The picture that Krebs’ reporting paints about the Target breach is that it involved an external HVAC company that worked for Target. Someone at the HVAC company fell for a phishing attack, which probably installed a keylogger or some other malware on that person’s (the HVAC company employee) PC, and this enabled the criminals to acquire login information to servers that Target’s vendors use to interact with Target (for work orders, billing, etc.). The criminals were able to use this access to install malware on the point-of-sale (POS) devices at target stores. (Yes, there are probably several steps missing there, which I don’t understand, either, but it’s not the point of this post.) The POS malware was able to upload credit card data to another compromised server on Target’s internal network, and then that internal server exfiltrated the stolen data (gigabytes of it) to external FTP servers all over the world. (See Krebs’ coverage of the Target data breach for more details.)

Much the same thing happened to Home Depot in 2014. Criminals installed malware on thousands of self-checkout lanes at nearly every Home Depot location. The criminals got away with 56 million credit card numbers and 53 million customer email addresses. As happened with Target, the Home Depot network was initially breached using login credentials stolen from a third-party vendor. (Again, Krebs has more details about the Home Depot data breach.)

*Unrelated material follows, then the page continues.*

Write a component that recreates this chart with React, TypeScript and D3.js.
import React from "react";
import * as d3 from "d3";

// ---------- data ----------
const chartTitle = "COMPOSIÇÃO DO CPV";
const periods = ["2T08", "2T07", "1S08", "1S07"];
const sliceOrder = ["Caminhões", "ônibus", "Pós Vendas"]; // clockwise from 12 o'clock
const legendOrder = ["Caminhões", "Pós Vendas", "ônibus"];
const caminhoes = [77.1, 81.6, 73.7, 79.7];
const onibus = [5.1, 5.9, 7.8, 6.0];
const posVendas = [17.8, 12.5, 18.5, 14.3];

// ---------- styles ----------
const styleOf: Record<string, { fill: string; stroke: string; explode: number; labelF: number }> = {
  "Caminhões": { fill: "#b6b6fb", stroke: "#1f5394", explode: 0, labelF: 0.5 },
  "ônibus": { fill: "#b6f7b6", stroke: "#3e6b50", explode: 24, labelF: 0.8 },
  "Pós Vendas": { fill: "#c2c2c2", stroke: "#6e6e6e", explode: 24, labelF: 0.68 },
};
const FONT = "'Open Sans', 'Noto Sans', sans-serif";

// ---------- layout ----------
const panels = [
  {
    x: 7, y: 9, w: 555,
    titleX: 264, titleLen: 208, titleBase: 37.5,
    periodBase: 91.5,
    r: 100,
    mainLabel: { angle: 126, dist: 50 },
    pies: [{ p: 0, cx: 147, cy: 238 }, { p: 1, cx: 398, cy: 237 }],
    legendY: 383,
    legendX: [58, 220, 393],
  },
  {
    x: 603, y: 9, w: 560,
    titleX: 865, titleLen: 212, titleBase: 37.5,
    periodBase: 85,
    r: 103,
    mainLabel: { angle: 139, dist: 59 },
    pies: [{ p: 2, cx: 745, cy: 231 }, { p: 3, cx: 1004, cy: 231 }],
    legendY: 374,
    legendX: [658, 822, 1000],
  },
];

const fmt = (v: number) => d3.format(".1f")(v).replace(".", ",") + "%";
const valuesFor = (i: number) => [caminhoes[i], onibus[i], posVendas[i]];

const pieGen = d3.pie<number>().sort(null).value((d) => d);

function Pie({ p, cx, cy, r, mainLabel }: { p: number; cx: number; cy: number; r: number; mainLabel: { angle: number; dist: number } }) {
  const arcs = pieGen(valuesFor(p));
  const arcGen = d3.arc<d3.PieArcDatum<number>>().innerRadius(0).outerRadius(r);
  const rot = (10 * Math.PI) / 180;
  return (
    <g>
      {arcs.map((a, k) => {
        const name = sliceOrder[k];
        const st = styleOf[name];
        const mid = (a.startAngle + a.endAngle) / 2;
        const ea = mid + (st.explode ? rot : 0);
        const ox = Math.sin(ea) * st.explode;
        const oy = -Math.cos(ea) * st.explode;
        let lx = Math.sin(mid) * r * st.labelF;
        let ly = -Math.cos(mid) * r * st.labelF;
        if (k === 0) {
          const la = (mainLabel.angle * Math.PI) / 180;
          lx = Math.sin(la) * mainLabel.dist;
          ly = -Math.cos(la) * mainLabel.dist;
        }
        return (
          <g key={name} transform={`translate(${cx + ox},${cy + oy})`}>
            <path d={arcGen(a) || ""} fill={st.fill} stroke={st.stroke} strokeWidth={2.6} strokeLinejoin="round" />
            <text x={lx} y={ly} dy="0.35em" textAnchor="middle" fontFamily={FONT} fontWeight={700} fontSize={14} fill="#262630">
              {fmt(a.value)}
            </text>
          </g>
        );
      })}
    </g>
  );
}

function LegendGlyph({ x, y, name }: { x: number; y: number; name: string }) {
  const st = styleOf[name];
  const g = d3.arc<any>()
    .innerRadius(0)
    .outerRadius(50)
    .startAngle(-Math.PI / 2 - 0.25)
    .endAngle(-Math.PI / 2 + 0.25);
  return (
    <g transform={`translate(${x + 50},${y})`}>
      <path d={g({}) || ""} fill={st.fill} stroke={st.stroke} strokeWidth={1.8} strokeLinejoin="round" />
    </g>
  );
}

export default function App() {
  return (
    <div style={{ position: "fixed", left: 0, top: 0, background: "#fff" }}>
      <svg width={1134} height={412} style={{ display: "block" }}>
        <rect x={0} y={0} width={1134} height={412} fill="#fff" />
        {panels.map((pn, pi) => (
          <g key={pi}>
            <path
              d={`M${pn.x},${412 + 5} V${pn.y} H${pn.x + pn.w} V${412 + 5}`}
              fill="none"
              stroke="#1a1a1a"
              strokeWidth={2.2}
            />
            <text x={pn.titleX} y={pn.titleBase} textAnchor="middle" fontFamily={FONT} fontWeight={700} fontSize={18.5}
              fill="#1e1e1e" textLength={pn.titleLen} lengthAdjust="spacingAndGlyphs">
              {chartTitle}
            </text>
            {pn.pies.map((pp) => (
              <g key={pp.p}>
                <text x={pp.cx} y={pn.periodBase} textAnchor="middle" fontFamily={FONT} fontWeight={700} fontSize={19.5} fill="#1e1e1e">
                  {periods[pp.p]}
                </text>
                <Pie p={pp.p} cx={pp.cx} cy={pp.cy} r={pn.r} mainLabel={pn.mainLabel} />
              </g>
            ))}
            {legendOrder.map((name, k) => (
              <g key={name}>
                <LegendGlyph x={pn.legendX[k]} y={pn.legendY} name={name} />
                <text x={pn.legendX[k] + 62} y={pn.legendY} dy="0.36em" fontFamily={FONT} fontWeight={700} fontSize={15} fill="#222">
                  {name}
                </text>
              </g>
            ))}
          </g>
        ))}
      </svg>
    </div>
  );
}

Although it didn’t involve credit card theft, the Ashley Madison story is similar. Ashley Madison is a social networking site created with the specific intention of enabling elicit (e.g., extra-marital) affairs. Someone managed to download and publish the account information of many or all of the AM users. Little is publicly known about how that information was acquired, but the CEO of AM’s parent company implied that it was the work of a non-employee who had previously had access to the AM information resources.

The takeaway here is something that might be useful for writing any kind of story about corporate hacking and espionage. In all three of these examples, a confirmed or suspected method of infiltration involved a vendor hired by the target company. Even if the vendor isn’t complicit, the vendor may be a softer target with lower standards of security (or with more access than they really needed). Breaching the vendor may give the attacker a foothold into the larger target.